The plaintiff commenced this action against the Village, the ZBA, the Village mayor and members of the Board of Trustees of the Village.   The first four causes of action allege that the defendants violated 42 USC § 1983 by depriving the plaintiff of its property without substantive and procedural due process of law, taking its property without just compensation, and depriving it of the constitutional right to equal protection of the laws.   The Supreme Court denied that branch of the defendants' motion which was to dismiss those causes of action.   We reverse the order insofar as appealed from.

 A party alleging a deprivation of property must demonstrate the existence of a protectable property interest (see Town of Orangetown v. Magee, 88 N.Y.2d 41, 52, 643 N.Y.S.2d 21, 665 N.E.2d 1061;  Bower Assocs. v. Town of Pleasant Valley, 304 A.D.2d 259, 262, 761 N.Y.S.2d 64, lv. granted 100 N.Y.2d 512, 767 N.Y.S.2d 393, 799 N.E.2d 616 [Sept. 18, 2003] ).   To establish a protectable property interest in a permit to expand its docks, the plaintiff must show a “ ‘legitimate claim of entitlement’ ” to the permit for expansion (Town of Orangetown v. Magee, supra at 52, 643 N.Y.S.2d 21, 665 N.E.2d 1061, quoting Board of Regents v. Roth, 408 U.S. 564, 577, 92 S.Ct. 2701, 33 L.Ed.2d 548).   The mere expectation of obtaining a permit will not suffice (see Town of Orangetown v. Magee, supra at 52, 643 N.Y.S.2d 21, 665 N.E.2d 1061;  RRI Realty Corp. v. Incorporated Vil. of Southampton, 870 F.2d 911, 915, cert. denied 493 U.S. 893, 110 S.Ct. 240, 107 L.Ed.2d 191).   A protectable property interest does not arise in benefits that are discretionary unless the discretion of the governmental agency “is so narrowly circumscribed that approval of a proper application is virtually assured” (RRI Realty Corp. v. Incorporated Vil. of Southampton, supra at 918;  see Matter of Daxor Corp. v. State of New York Dept. of Health, 90 N.Y.2d 89, 98-99, 659 N.Y.S.2d 189, 681 N.E.2d 356;  Bower Assocs. v. Town of Pleasant Valley, supra at 263, 761 N.Y.S.2d 64).   Further, the fact that a court ultimately concludes that a permit was improperly denied and directs the issuance of the permit does not demonstrate the existence of a protectable property interest in the permit before the court directed its issuance (see Bower Assocs. v. Town of Pleasant Valley, supra at 263, 761 N.Y.S.2d 64;  RRI Realty Corp. v. Incorporated Vil. of Southampton, supra at 919).

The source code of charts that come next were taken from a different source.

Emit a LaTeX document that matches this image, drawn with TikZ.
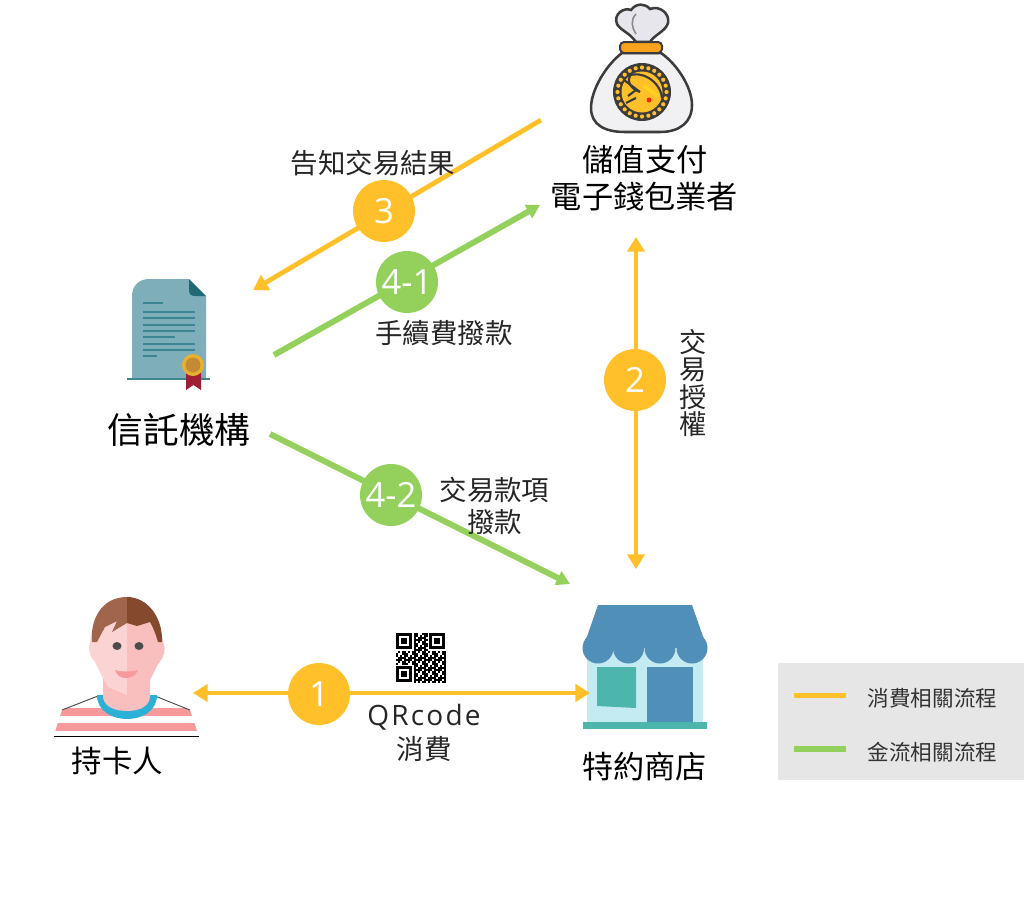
\documentclass[tikz,border=0pt]{standalone}
\usepackage{fontspec}
\setmainfont{Noto Sans CJK TC}
\newfontfamily\numfont{Open Sans}
\newfontfamily\widefont[LetterSpace=8]{Open Sans}
\usetikzlibrary{arrows.meta}
\definecolor{flowor}{HTML}{FFC02A}
\definecolor{flowgr}{HTML}{93D15C}
\definecolor{legendbg}{HTML}{E7E6E6}
\definecolor{roofblue}{HTML}{4F8FB8}
\definecolor{teal}{HTML}{4DB6AC}
\definecolor{paper}{HTML}{7FAEBB}
\definecolor{paperdark}{HTML}{1F6A75}
\definecolor{paperline}{HTML}{3D8592}
\definecolor{inkdark}{HTML}{3C3C3C}
\definecolor{skinlight}{HTML}{FCD3D3}
\definecolor{skinshade}{HTML}{F9BFBF}
\definecolor{hairlight}{HTML}{A0654B}
\definecolor{hairdark}{HTML}{85492E}
\definecolor{stripe}{HTML}{F79A9C}
\definecolor{collar}{HTML}{2BB0D6}
\definecolor{bagfill}{HTML}{F1F1F4}
\definecolor{knotfill}{HTML}{E6E6EC}
\definecolor{medalgold}{HTML}{E8B030}
\definecolor{medalcore}{HTML}{C48A35}
\definecolor{ribbon}{HTML}{9E2036}
\definecolor{collarband}{HTML}{F9A21B}
\definecolor{wallglass}{HTML}{C5EBF2}
\newcommand{\fsz}[1]{\fontsize{#1}{#1}\selectfont}
\tikzset{
  flow/.style={line width=3.6pt,-{Triangle[length=11pt,width=13pt]}},
  flowwide/.style={line width=4.4pt,-{Triangle[length=10pt,width=11pt]}},
  flowtwo/.style={line width=3.6pt,{Triangle[length=11pt,width=13pt]}-{Triangle[length=11pt,width=13pt]}},
  badge/.style={circle,minimum size=46.5pt,inner sep=0pt,text=white,font=\numfont\fsz{26}},
  actor/.style={inner sep=0pt,text=black,font=\fsz{23.4}},
  note/.style={inner sep=0pt,text=black!85,font=\fsz{20.4}},
  legendtext/.style={inner sep=0pt,text=black!80,font=\fsz{16.2}},
}
\begin{document}
\begin{tikzpicture}[x=0.75pt,y=-0.75pt]
\useasboundingbox (0,0) rectangle (1024,897);

% legend panel
\fill[legendbg] (778,663) rectangle (1024,780);
\coordinate (lo1) at (794,695.5); \coordinate (lo2) at (846,695.5);
\coordinate (lg1) at (794,749);   \coordinate (lg2) at (846,749);
\draw[flowor,line width=3.8pt] (lo1) -- (lo2);
\draw[flowgr,line width=3.8pt] (lg1) -- (lg2);
\node[legendtext] (legendo) at (932.5,698) {消費相關流程};
\node[legendtext] (legendg) at (932.5,752) {金流相關流程};

% money bag
\fill[knotfill,draw=inkdark,line width=1.9pt]
  (636,42) .. controls (630,33) and (620,30) .. (617,24)
  .. controls (613,14) and (624,7) .. (631,10)
  .. controls (636,3) and (645,3) .. (650,9)
  .. controls (660,5) and (670,14) .. (668,23)
  .. controls (666,31) and (654,35) .. (650,42) -- cycle;
\draw[inkdark!60,line width=1.2pt] (636,14) .. controls (630,20) and (632,28) .. (636,34);
\fill[bagfill,draw=inkdark,line width=1.9pt]
  (622,53) .. controls (606,65) and (591,90) .. (591,108)
  .. controls (591,125) and (605,132) .. (625,132) -- (660,132)
  .. controls (680,132) and (692,122) .. (692,105)
  .. controls (692,88) and (678,65) .. (661,53) -- cycle;
\fill[collarband,draw=inkdark,line width=1.5pt,rounded corners=3pt] (620,42) rectangle (662,53);
\fill[inkdark] (642,92) circle (29);
\foreach \a in {0,15,...,345}
  \fill[flowor] (642,92) ++(\a:24.5) circle (2.1);
\fill[flowor] (642,92) circle (20.5);
\draw[inkdark,line width=1.6pt] (628,76) .. controls (640,70) and (660,80) .. (662,98);
\draw[inkdark,line width=1.6pt] (624,80) -- (640,92) (628,96) -- (636,90) (626,103) -- (636,98)
  (630,76) .. controls (626,84) and (634,90) .. (640,92);
\draw[flowor!70!yellow,line width=3pt] (644,86) -- (658,96);
\fill[red!75!orange] (649,100) circle (2.5);

% trust deed
\fill[paper] (149,279) -- (189,279) -- (206,296) -- (206,378) -- (132,378) -- (132,296)
  .. controls (132,286) and (139,279) .. (149,279) -- cycle;
\fill[paperdark] (189,279) -- (206,296) -- (195,296) .. controls (191,296) and (189,294) .. (189,290) -- cycle;
\foreach \yy/\xa in {303/163,312/195,318/195,325/195,331/195,337/175,344/195,350/195,356/157}
  \draw[paperline,line width=1pt] (143,\yy) -- (\xa,\yy);
\draw[paperline,line width=1.3pt] (127,379) -- (210,379);
\fill[ribbon] (186,372) -- (201,372) -- (201,390) -- (193.5,385) -- (186,390) -- cycle;
\fill[medalgold] (193,365) circle (11);
\fill[medalcore] (193,365) circle (7.5);

% card holder
\begin{scope}
  \clip (53.5,736.5) -- (62,710) -- (98,696) -- (155,696) -- (190,710) -- (199,736.5) -- cycle;
  \fill[white] (50,690) rectangle (205,740);
  \fill[stripe] (50,708) rectangle (205,715.5);
  \fill[stripe] (50,723) rectangle (205,731);
\end{scope}
\draw[black,line width=0.9pt] (53.5,736.5) -- (199,736.5);
\draw[black!70,line width=0.7pt] (62,710) -- (98,696) (155,696) -- (190,710);
\fill[collar] (97,695) .. controls (97,711) and (112,719) .. (127,719)
  .. controls (142,719) and (157,711) .. (157,695) -- cycle;
\fill[skinshade] (103,670) -- (150,670) -- (150,696)
  .. controls (150,706) and (140,711) .. (127,711)
  .. controls (114,711) and (103,706) .. (103,696) -- cycle;
\fill[skinlight] (127,610) .. controls (105,610) and (92,625) .. (90,642)
  .. controls (88,648) and (89,656) .. (95,662) -- (103,678) -- (108,687) -- (127,695) -- cycle;
\fill[skinshade] (127,610) .. controls (148,610) and (160,625) .. (163,642)
  .. controls (166,648) and (165,656) .. (158,664) -- (150,680) -- (140,692) -- (127,695) -- cycle;
\fill[hairlight] (92,642) .. controls (90,622) and (100,597) .. (127,597) -- (127,623)
  -- (112,632) -- (117,621) -- (105,627) -- (97,642) -- cycle;
\fill[hairdark] (127,597) .. controls (148,597) and (163,618) .. (162,642)
  -- (158,642) .. controls (155,632) and (153,627) .. (150,622) -- (137,626) -- (127,623) -- cycle;
\fill[black!70] (117,646) ellipse (4.5 and 4) (139,646) ellipse (4.5 and 4);
\fill[stripe] (115,670) .. controls (122,672) and (131,672) .. (138,670)
  .. controls (136,676) and (130,678) .. (126,678) .. controls (121,678) and (117,676) .. (115,670) -- cycle;

% merchant shop
\fill[wallglass] (587,650) rectangle (703,722);
\fill[roofblue] (598,605) -- (692,605) -- (707,648) -- (583,648) -- cycle;
\foreach \cx in {598,628.5,660,692}
  \fill[roofblue] (\cx,648) circle (15.5);
\fill[teal] (597,667) -- (636,667) -- (636,708) -- (597,706) -- cycle;
\fill[roofblue] (647,667) rectangle (693,722);
\fill[teal] (583,722) rectangle (707,729);

% QR code
\foreach \i in {0,...,24}
  \foreach \j in {0,...,24}{
    \pgfmathtruncatemacro{\keep}{mod(\i*\i*3+\j*\j*5+\i*\j*7+\i+2*\j,5)<3 ? 1 : 0}
    \pgfmathtruncatemacro{\finder}{((\i<9 && \j<9) || (\i>15 && \j<9) || (\i<9 && \j>15)) ? 1 : 0}
    \ifnum\finder=0 \ifnum\keep=1
      \fill[black] (396+2*\i,633+2*\j) rectangle +(2,2);
    \fi\fi
  }
\foreach \fx/\fy in {396/633,429/633,396/666}{
  \draw[black,line width=1.9pt] (\fx+1.25,\fy+1.25) rectangle +(13.5,13.5);
  \fill[black] (\fx+5,\fy+5) rectangle +(6,6);
}

% connector end points
\coordinate (a3s) at (541,120);   \coordinate (a3e) at (253,290);
\coordinate (a41s) at (274,355);  \coordinate (a41e) at (540,205);
\coordinate (a42s) at (270,434);  \coordinate (a42e) at (570,584);
\coordinate (a2s) at (636,237);   \coordinate (a2e) at (636,569);
\coordinate (a1s) at (193,693);   \coordinate (a1e) at (590,693);

\draw[flow,flowor] (a3s) -- (a3e);
\draw[flowwide,flowgr] (a41s) -- (a41e);
\draw[flowwide,flowgr] (a42s) -- (a42e);
\draw[flowtwo,flowor] (a2s) -- (a2e);
\draw[flowtwo,flowor] (a1s) -- (a1e);

% step badges
\node[badge,fill=flowor] (s3) at (384,211) {3};
\node[badge,fill=flowgr] (s41) at (407,282) {4-1};
\node[badge,fill=flowgr] (s42) at (391,495) {4-2};
\node[badge,fill=flowor] (s2) at (635,380) {2};
\node[badge,fill=flowor] (s1) at (319,694) {1};

% party names
\node[actor] (wallet1) at (645,160) {儲值支付};
\node[actor] (wallet2) at (644.5,197) {電子錢包業者};
\node[actor,font=\fsz{26.8}] (trust) at (179,430) {信託機構};
\node[actor] (shop) at (644.5,767) {特約商店};
\node[actor,font=\fsz{22.8}] (holder) at (117.5,761) {持卡人};

% step captions
\node[note,font=\fsz{20.6}] (n3) at (373,163) {告知交易結果};
\node[note,font=\fsz{20.6}] (n41) at (444,333) {手續費撥款};
\node[note,font=\fsz{20.6}] (n42a) at (494.5,490) {交易款項};
\node[note,font=\fsz{20.6}] (n42b) at (494.5,522) {撥款};
\node[note,align=center] (n2) at (693,383) {交\\[-0.1pt]易\\[-0.1pt]授\\[-0.1pt]權};
\node[note,font=\widefont\fsz{21}] (n1a) at (424,717) {QRcode};
\node[note,font=\fsz{20.6}] (n1b) at (424,749) {消費};
\end{tikzpicture}
\end{document}
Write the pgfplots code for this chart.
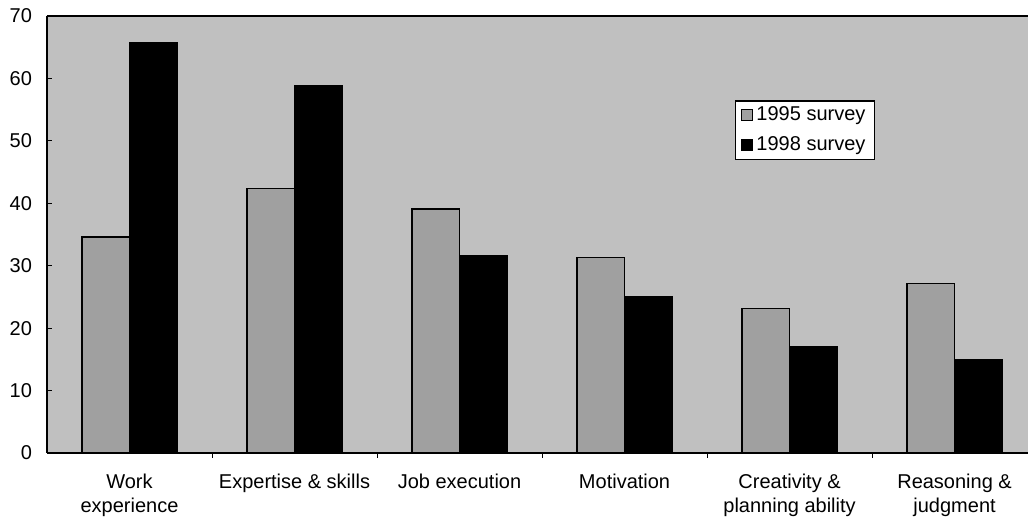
\documentclass[border=0pt]{standalone}
\usepackage{fontspec}
\setmainfont{Liberation Sans}
\usepackage{pgfplots}
\pgfplotsset{compat=1.18}
\definecolor{bg}{gray}{0.753}
\definecolor{g95}{gray}{0.627}
\begin{document}
\begin{tikzpicture}
\begin{axis}[
  scale only axis, width=490.5pt, height=218.5pt,
  at={(0,0)}, anchor=south west,
  xmin=-0.5, xmax=5.445, ymin=0, ymax=70,
  axis background/.style={fill=bg},
  axis y line*=left, axis x line*=box,
  axis line style={-, line width=0.8pt, black},
  /pgf/number format/assume math mode=true,
  ytick={0,10,...,70}, ytick pos=left, xtick pos=bottom,
  xtick={0,...,5},
  xticklabels={Work\\experience, Expertise \& skills, Job execution, Motivation, Creativity \&\\planning ability, Reasoning \&\\judgment},
  minor xtick={0.5,1.5,2.5,3.5,4.5},
  every major x tick/.append style={draw=none},
  major tick length=2.5pt, minor tick length=2.5pt,
  tick style={black, line width=0.5pt},
  tick align=inside,
  xticklabel style={align=center, font=\fontsize{10}{12}\selectfont, yshift=-4.5pt},
  yticklabel style={font=\fontsize{10}{12}\selectfont, xshift=-4pt},
  ybar, bar width=0.288,
  legend style={at={(0.701,0.808)}, anchor=north west, draw=black, line width=0.8pt, fill=white,
    font=\fontsize{10}{12}\selectfont, inner xsep=3pt, inner ysep=1.5pt, row sep=3.5pt,
    nodes={inner sep=1.5pt}},
  legend cell align=left,
  legend image code/.code={\draw[#1, draw=black, line width=0.5pt] (0pt,-2.75pt) rectangle (5.5pt,2.75pt);},
]
\addplot[fill=g95, draw=black, line width=0.6pt, bar shift=-0.144] coordinates {(0,34.6) (1,42.4) (2,39.1) (3,31.3) (4,23.2) (5,27.1)};
\addplot[fill=black, draw=black, line width=0.6pt, bar shift=0.144] coordinates {(0,65.7) (1,58.9) (2,31.6) (3,25.0) (4,17.0) (5,14.9)};
\legend{1995 survey, 1998 survey}
\end{axis}
\pgfresetboundingbox
\path[use as bounding box] (-23.5pt,-32pt) rectangle (490.5pt,226.5pt);
\end{tikzpicture}
\end{document}
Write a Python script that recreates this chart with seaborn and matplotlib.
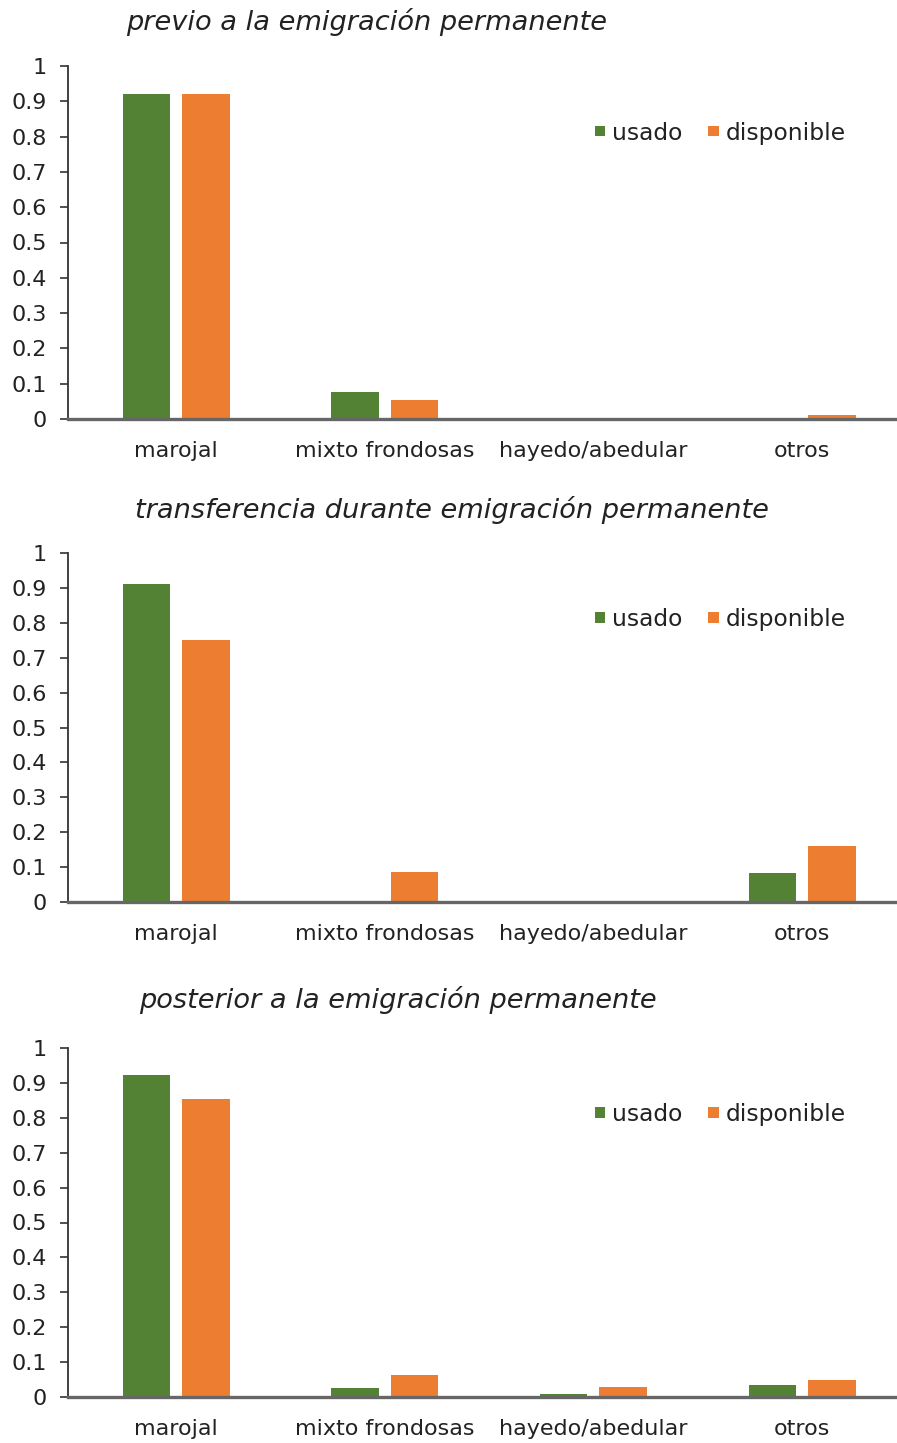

 The plaintiff contends that the Village had no discretion to grant or deny its application because the Village had no jurisdiction over the matter and that it therefore had a protectable property interest in a permit for expansion of its docks.   However, in order to proceed with its expansion, the plaintiff ultimately was required to obtain a permit from the Town and other governmental agencies.   The plaintiff did not allege or demonstrate that it had a legitimate claim of entitlement to those permits or that the governmental agencies did not have any discretion in the matter, although such permits were ultimately issued.   Therefore, the plaintiff did not demonstrate the existence of a protectable property interest.   Consequently, its causes of action alleging a deprivation of property without due process and a taking of property without just compensation should have been dismissed (see Matter of Wedinger v. Goldberger, 71 N.Y.2d 428, 439-440, 527 N.Y.S.2d 180, 522 N.E.2d 25, cert. denied 488 U.S. 850, 109 S.Ct. 132, 102 L.Ed.2d 105;  Bower Assocs. v. Town of Pleasant Valley, supra).

Further, the plaintiff failed to allege any facts to support its conclusory allegation that it was treated differently from other similarly-situated applicants.   Consequently, its cause of action alleging a denial of equal protection of the laws also should have been dismissed (see Bower Assocs. v. Town of Pleasant Valley, supra).

In light of the foregoing, we need not consider the defendants' remaining contentions.